== DESCRIPTION OF THE TASK ==
Write out the full listing exactly as given, minus the images.

============

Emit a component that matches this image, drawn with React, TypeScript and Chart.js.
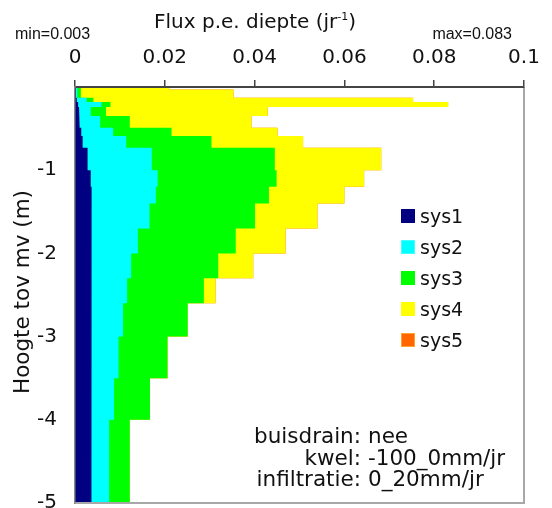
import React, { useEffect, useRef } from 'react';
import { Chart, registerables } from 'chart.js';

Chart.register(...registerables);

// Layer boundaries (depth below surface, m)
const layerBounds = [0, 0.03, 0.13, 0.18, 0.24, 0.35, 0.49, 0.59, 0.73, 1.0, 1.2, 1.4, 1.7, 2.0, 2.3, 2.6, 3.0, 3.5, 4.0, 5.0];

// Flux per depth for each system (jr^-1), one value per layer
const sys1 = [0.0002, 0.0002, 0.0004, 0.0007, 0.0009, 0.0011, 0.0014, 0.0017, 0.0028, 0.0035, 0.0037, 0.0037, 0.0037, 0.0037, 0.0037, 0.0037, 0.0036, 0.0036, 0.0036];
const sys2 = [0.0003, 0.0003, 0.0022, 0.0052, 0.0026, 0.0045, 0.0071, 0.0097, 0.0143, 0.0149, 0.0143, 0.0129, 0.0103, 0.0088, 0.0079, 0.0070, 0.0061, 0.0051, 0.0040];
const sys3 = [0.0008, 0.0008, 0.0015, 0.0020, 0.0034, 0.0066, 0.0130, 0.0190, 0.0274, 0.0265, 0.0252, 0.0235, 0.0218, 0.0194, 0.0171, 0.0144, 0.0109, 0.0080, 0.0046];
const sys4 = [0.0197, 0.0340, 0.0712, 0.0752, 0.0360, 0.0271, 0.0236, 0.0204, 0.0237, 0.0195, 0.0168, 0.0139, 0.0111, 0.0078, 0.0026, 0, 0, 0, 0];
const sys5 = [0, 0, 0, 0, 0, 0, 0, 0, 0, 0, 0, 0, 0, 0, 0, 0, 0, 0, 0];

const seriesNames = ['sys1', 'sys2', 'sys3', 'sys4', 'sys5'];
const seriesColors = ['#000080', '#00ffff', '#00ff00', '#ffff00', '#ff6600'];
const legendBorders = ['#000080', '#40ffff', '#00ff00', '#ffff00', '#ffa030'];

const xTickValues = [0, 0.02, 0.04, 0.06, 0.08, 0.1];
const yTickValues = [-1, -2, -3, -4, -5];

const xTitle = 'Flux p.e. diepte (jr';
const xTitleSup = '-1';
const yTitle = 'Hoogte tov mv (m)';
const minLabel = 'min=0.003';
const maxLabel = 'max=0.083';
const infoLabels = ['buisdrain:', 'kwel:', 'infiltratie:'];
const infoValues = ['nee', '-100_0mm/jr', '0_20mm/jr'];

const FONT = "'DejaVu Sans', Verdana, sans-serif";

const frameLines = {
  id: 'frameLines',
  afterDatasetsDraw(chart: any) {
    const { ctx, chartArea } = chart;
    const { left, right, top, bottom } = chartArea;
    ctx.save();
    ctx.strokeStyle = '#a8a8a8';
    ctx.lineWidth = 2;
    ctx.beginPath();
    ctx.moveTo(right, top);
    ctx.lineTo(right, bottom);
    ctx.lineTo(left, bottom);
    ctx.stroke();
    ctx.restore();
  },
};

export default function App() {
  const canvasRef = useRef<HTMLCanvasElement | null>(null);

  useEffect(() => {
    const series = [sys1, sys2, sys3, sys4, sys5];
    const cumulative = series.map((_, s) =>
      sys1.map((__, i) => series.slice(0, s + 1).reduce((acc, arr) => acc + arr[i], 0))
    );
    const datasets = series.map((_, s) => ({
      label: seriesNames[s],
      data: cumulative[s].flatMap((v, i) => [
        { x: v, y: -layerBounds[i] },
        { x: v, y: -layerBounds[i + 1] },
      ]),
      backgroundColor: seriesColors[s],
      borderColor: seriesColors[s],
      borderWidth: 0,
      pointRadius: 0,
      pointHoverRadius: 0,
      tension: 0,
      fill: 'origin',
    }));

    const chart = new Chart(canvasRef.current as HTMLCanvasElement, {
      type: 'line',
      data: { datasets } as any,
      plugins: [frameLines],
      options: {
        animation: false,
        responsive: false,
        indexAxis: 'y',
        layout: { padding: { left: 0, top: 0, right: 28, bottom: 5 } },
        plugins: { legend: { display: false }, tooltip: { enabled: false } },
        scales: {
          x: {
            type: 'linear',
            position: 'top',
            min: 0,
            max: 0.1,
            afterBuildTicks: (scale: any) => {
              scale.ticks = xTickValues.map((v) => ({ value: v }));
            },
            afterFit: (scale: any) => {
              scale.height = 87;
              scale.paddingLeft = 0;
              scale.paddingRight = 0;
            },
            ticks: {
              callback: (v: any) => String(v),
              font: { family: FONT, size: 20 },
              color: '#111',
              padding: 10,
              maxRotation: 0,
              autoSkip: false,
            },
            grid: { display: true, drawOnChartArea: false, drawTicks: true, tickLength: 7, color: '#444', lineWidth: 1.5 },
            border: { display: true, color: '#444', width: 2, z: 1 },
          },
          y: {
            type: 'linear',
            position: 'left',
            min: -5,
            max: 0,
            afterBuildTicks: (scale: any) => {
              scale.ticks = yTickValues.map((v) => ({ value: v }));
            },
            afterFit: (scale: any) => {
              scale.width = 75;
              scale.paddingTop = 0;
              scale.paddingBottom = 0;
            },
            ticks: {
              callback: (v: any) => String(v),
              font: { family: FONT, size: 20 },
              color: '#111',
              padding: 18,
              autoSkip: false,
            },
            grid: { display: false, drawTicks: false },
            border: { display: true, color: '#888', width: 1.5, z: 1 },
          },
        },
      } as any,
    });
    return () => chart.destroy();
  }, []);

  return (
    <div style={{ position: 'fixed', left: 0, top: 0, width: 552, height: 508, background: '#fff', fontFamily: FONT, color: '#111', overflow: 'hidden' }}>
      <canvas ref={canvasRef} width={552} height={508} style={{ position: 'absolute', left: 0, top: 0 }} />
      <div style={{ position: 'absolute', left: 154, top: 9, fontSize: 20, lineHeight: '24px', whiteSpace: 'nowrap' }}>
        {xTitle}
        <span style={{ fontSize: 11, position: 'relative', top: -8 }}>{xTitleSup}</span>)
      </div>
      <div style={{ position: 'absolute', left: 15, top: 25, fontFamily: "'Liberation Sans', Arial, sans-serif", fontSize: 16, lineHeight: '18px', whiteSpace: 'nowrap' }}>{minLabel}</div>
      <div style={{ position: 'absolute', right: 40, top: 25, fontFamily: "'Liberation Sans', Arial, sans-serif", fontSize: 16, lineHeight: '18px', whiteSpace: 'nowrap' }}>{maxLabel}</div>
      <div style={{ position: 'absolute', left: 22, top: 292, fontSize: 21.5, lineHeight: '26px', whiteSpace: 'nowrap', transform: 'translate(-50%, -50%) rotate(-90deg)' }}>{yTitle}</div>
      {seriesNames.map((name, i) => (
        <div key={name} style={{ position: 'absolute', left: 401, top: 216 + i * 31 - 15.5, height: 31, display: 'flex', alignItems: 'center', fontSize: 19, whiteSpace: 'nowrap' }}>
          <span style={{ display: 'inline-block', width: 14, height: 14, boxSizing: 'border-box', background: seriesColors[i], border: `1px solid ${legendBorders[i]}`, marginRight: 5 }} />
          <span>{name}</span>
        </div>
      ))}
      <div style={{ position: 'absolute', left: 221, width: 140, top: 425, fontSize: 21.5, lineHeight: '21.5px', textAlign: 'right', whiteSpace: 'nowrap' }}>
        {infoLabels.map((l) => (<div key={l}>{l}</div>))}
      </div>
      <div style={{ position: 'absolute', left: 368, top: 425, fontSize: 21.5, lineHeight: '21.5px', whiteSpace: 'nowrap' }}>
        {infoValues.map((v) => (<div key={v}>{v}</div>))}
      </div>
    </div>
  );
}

============

== TASK SOLUTION ==
Emit a component that matches this image, drawn with React, TypeScript and Chart.js.
import React, { useEffect, useRef } from 'react';
import { Chart, registerables } from 'chart.js';

Chart.register(...registerables);

// Layer boundaries (depth below surface, m)
const layerBounds = [0, 0.03, 0.13, 0.18, 0.24, 0.35, 0.49, 0.59, 0.73, 1.0, 1.2, 1.4, 1.7, 2.0, 2.3, 2.6, 3.0, 3.5, 4.0, 5.0];

// Flux per depth for each system (jr^-1), one value per layer
const sys1 = [0.0002, 0.0002, 0.0004, 0.0007, 0.0009, 0.0011, 0.0014, 0.0017, 0.0028, 0.0035, 0.0037, 0.0037, 0.0037, 0.0037, 0.0037, 0.0037, 0.0036, 0.0036, 0.0036];
const sys2 = [0.0003, 0.0003, 0.0022, 0.0052, 0.0026, 0.0045, 0.0071, 0.0097, 0.0143, 0.0149, 0.0143, 0.0129, 0.0103, 0.0088, 0.0079, 0.0070, 0.0061, 0.0051, 0.0040];
const sys3 = [0.0008, 0.0008, 0.0015, 0.0020, 0.0034, 0.0066, 0.0130, 0.0190, 0.0274, 0.0265, 0.0252, 0.0235, 0.0218, 0.0194, 0.0171, 0.0144, 0.0109, 0.0080, 0.0046];
const sys4 = [0.0197, 0.0340, 0.0712, 0.0752, 0.0360, 0.0271, 0.0236, 0.0204, 0.0237, 0.0195, 0.0168, 0.0139, 0.0111, 0.0078, 0.0026, 0, 0, 0, 0];
const sys5 = [0, 0, 0, 0, 0, 0, 0, 0, 0, 0, 0, 0, 0, 0, 0, 0, 0, 0, 0];

const seriesNames = ['sys1', 'sys2', 'sys3', 'sys4', 'sys5'];
const seriesColors = ['#000080', '#00ffff', '#00ff00', '#ffff00', '#ff6600'];
const legendBorders = ['#000080', '#40ffff', '#00ff00', '#ffff00', '#ffa030'];

const xTickValues = [0, 0.02, 0.04, 0.06, 0.08, 0.1];
const yTickValues = [-1, -2, -3, -4, -5];

const xTitle = 'Flux p.e. diepte (jr';
const xTitleSup = '-1';
const yTitle = 'Hoogte tov mv (m)';
const minLabel = 'min=0.003';
const maxLabel = 'max=0.083';
const infoLabels = ['buisdrain:', 'kwel:', 'infiltratie:'];
const infoValues = ['nee', '-100_0mm/jr', '0_20mm/jr'];

const FONT = "'DejaVu Sans', Verdana, sans-serif";

const frameLines = {
  id: 'frameLines',
  afterDatasetsDraw(chart: any) {
    const { ctx, chartArea } = chart;
    const { left, right, top, bottom } = chartArea;
    ctx.save();
    ctx.strokeStyle = '#a8a8a8';
    ctx.lineWidth = 2;
    ctx.beginPath();
    ctx.moveTo(right, top);
    ctx.lineTo(right, bottom);
    ctx.lineTo(left, bottom);
    ctx.stroke();
    ctx.restore();
  },
};

export default function App() {
  const canvasRef = useRef<HTMLCanvasElement | null>(null);

  useEffect(() => {
    const series = [sys1, sys2, sys3, sys4, sys5];
    const cumulative = series.map((_, s) =>
      sys1.map((__, i) => series.slice(0, s + 1).reduce((acc, arr) => acc + arr[i], 0))
    );
    const datasets = series.map((_, s) => ({
      label: seriesNames[s],
      data: cumulative[s].flatMap((v, i) => [
        { x: v, y: -layerBounds[i] },
        { x: v, y: -layerBounds[i + 1] },
      ]),
      backgroundColor: seriesColors[s],
      borderColor: seriesColors[s],
      borderWidth: 0,
      pointRadius: 0,
      pointHoverRadius: 0,
      tension: 0,
      fill: 'origin',
    }));

    const chart = new Chart(canvasRef.current as HTMLCanvasElement, {
      type: 'line',
      data: { datasets } as any,
      plugins: [frameLines],
      options: {
        animation: false,
        responsive: false,
        indexAxis: 'y',
        layout: { padding: { left: 0, top: 0, right: 28, bottom: 5 } },
        plugins: { legend: { display: false }, tooltip: { enabled: false } },
        scales: {
          x: {
            type: 'linear',
            position: 'top',
            min: 0,
            max: 0.1,
            afterBuildTicks: (scale: any) => {
              scale.ticks = xTickValues.map((v) => ({ value: v }));
            },
            afterFit: (scale: any) => {
              scale.height = 87;
              scale.paddingLeft = 0;
              scale.paddingRight = 0;
            },
            ticks: {
              callback: (v: any) => String(v),
              font: { family: FONT, size: 20 },
              color: '#111',
              padding: 10,
              maxRotation: 0,
              autoSkip: false,
            },
            grid: { display: true, drawOnChartArea: false, drawTicks: true, tickLength: 7, color: '#444', lineWidth: 1.5 },
            border: { display: true, color: '#444', width: 2, z: 1 },
          },
          y: {
            type: 'linear',
            position: 'left',
            min: -5,
            max: 0,
            afterBuildTicks: (scale: any) => {
              scale.ticks = yTickValues.map((v) => ({ value: v }));
            },
            afterFit: (scale: any) => {
              scale.width = 75;
              scale.paddingTop = 0;
              scale.paddingBottom = 0;
            },
            ticks: {
              callback: (v: any) => String(v),
              font: { family: FONT, size: 20 },
              color: '#111',
              padding: 18,
              autoSkip: false,
            },
            grid: { display: false, drawTicks: false },
            border: { display: true, color: '#888', width: 1.5, z: 1 },
          },
        },
      } as any,
    });
    return () => chart.destroy();
  }, []);

  return (
    <div style={{ position: 'fixed', left: 0, top: 0, width: 552, height: 508, background: '#fff', fontFamily: FONT, color: '#111', overflow: 'hidden' }}>
      <canvas ref={canvasRef} width={552} height={508} style={{ position: 'absolute', left: 0, top: 0 }} />
      <div style={{ position: 'absolute', left: 154, top: 9, fontSize: 20, lineHeight: '24px', whiteSpace: 'nowrap' }}>
        {xTitle}
        <span style={{ fontSize: 11, position: 'relative', top: -8 }}>{xTitleSup}</span>)
      </div>
      <div style={{ position: 'absolute', left: 15, top: 25, fontFamily: "'Liberation Sans', Arial, sans-serif", fontSize: 16, lineHeight: '18px', whiteSpace: 'nowrap' }}>{minLabel}</div>
      <div style={{ position: 'absolute', right: 40, top: 25, fontFamily: "'Liberation Sans', Arial, sans-serif", fontSize: 16, lineHeight: '18px', whiteSpace: 'nowrap' }}>{maxLabel}</div>
      <div style={{ position: 'absolute', left: 22, top: 292, fontSize: 21.5, lineHeight: '26px', whiteSpace: 'nowrap', transform: 'translate(-50%, -50%) rotate(-90deg)' }}>{yTitle}</div>
      {seriesNames.map((name, i) => (
        <div key={name} style={{ position: 'absolute', left: 401, top: 216 + i * 31 - 15.5, height: 31, display: 'flex', alignItems: 'center', fontSize: 19, whiteSpace: 'nowrap' }}>
          <span style={{ display: 'inline-block', width: 14, height: 14, boxSizing: 'border-box', background: seriesColors[i], border: `1px solid ${legendBorders[i]}`, marginRight: 5 }} />
          <span>{name}</span>
        </div>
      ))}
      <div style={{ position: 'absolute', left: 221, width: 140, top: 425, fontSize: 21.5, lineHeight: '21.5px', textAlign: 'right', whiteSpace: 'nowrap' }}>
        {infoLabels.map((l) => (<div key={l}>{l}</div>))}
      </div>
      <div style={{ position: 'absolute', left: 368, top: 425, fontSize: 21.5, lineHeight: '21.5px', whiteSpace: 'nowrap' }}>
        {infoValues.map((v) => (<div key={v}>{v}</div>))}
      </div>
    </div>
  );
}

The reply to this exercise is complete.